>>>>>
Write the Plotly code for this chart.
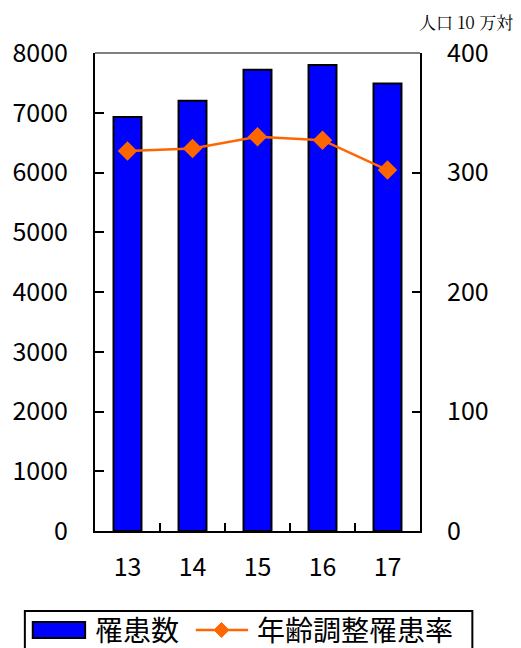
import plotly.graph_objects as go

years = ["13", "14", "15", "16", "17"]
patients = [6930, 7200, 7720, 7800, 7490]
rate = [318, 320, 330, 327, 302]
series_names = ["罹患数", "年齢調整罹患率"]

FONT = "Noto Sans CJK JP"
BLUE = "#0000FF"
ORANGE = "#FF6600"

W, H = 521, 648
L, R, T, B = 91, 420, 53, 531  # plot area in pixels


def px(x):
    return (x - L) / (R - L)


def py(y):
    return (B - y) / (B - T)


fig = go.Figure()
fig.add_trace(go.Bar(
    x=years, y=patients, name=series_names[0],
    marker=dict(color=BLUE, line=dict(color="black", width=2)),
    yaxis="y"))
fig.add_trace(go.Scatter(
    x=years, y=rate, name=series_names[1], mode="lines+markers",
    line=dict(color=ORANGE, width=2.5),
    marker=dict(symbol="diamond", size=15, color=ORANGE),
    yaxis="y2"))

fig.update_layout(
    width=W, height=H,
    margin=dict(l=L, r=W - R, t=T, b=H - B),
    paper_bgcolor="white", plot_bgcolor="white",
    font=dict(family=FONT, size=25, color="black"),
    bargap=0.57,
    showlegend=False,
    xaxis=dict(showline=True, linecolor="black", linewidth=2, mirror=False,
               ticks="", tickfont=dict(size=25), ticklabelstandoff=13, showgrid=False),
    yaxis=dict(range=[0, 8000], dtick=1000, showline=True, linecolor="black", linewidth=2,
               ticks="inside", ticklen=9, tickwidth=2, tickcolor="black",
               showgrid=False, zeroline=False, ticklabelstandoff=20),
    yaxis2=dict(range=[0, 400], dtick=100, overlaying="y", side="right",
                showline=True, linecolor="black", linewidth=2,
                ticks="inside", ticklen=8, tickwidth=2, tickcolor="black",
                showgrid=False, zeroline=False, ticklabelstandoff=20),
)

# grey top border
fig.add_shape(type="line", xref="paper", yref="paper", x0=0, x1=1, y0=1, y1=1,
              line=dict(color="#808080", width=2))
# category separator ticks on x-axis (inside)
for i in range(len(years) - 1):
    fig.add_shape(type="line", xref="x", yref="paper", x0=i + 0.5, x1=i + 0.5,
                  y0=0, y1=py(B - 8), line=dict(color="black", width=2))

# unit annotation
fig.add_annotation(text="人口 10 万対", xref="paper", yref="paper", x=px(515), y=py(21),
                   xanchor="right", yanchor="middle", showarrow=False, borderpad=0,
                   font=dict(size=17, family="Noto Serif CJK JP, DejaVu Serif, Noto Sans CJK JP"))

# custom legend
fig.add_shape(type="rect", xref="paper", yref="paper",
              x0=px(20), x1=px(473), y0=py(611), y1=py(660),
              line=dict(color="black", width=2), fillcolor="white")
fig.add_shape(type="rect", xref="paper", yref="paper",
              x0=px(28), x1=px(81), y0=py(622), y1=py(638),
              line=dict(color="black", width=2), fillcolor=BLUE)
fig.add_annotation(text=series_names[0], xref="paper", yref="paper", x=px(90), y=py(629),
                   xanchor="left", yanchor="middle", showarrow=False, borderpad=0,
                   font=dict(size=28, family=FONT))
fig.add_shape(type="line", xref="paper", yref="paper",
              x0=px(193), x1=px(246), y0=py(630), y1=py(630),
              line=dict(color=ORANGE, width=2.5))
cx, cy, d = 219, 630, 7.5
fig.add_shape(type="path", xref="paper", yref="paper",
              path=f"M {px(cx)} {py(cy - d)} L {px(cx + d)} {py(cy)} L {px(cx)} {py(cy + d)} L {px(cx - d)} {py(cy)} Z",
              line=dict(color=ORANGE, width=1), fillcolor=ORANGE)
fig.add_annotation(text=series_names[1], xref="paper", yref="paper", x=px(254), y=py(629),
                   xanchor="left", yanchor="middle", showarrow=False, borderpad=0,
                   font=dict(size=28, family=FONT))

fig.write_html("out.html", config={"displayModeBar": False},
               post_script="document.body.style.margin='0';document.body.style.overflow='hidden';")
<<<<<
◆ TASK REQUIREMENTS
Each line from the top of the material through the line containing "return (B - y) / (B - T)" should be reproduced exactly; please drop any images.

◆ SOLUTION BELOW
Write the Plotly code for this chart.
import plotly.graph_objects as go

years = ["13", "14", "15", "16", "17"]
patients = [6930, 7200, 7720, 7800, 7490]
rate = [318, 320, 330, 327, 302]
series_names = ["罹患数", "年齢調整罹患率"]

FONT = "Noto Sans CJK JP"
BLUE = "#0000FF"
ORANGE = "#FF6600"

W, H = 521, 648
L, R, T, B = 91, 420, 53, 531  # plot area in pixels


def px(x):
    return (x - L) / (R - L)


def py(y):
    return (B - y) / (B - T)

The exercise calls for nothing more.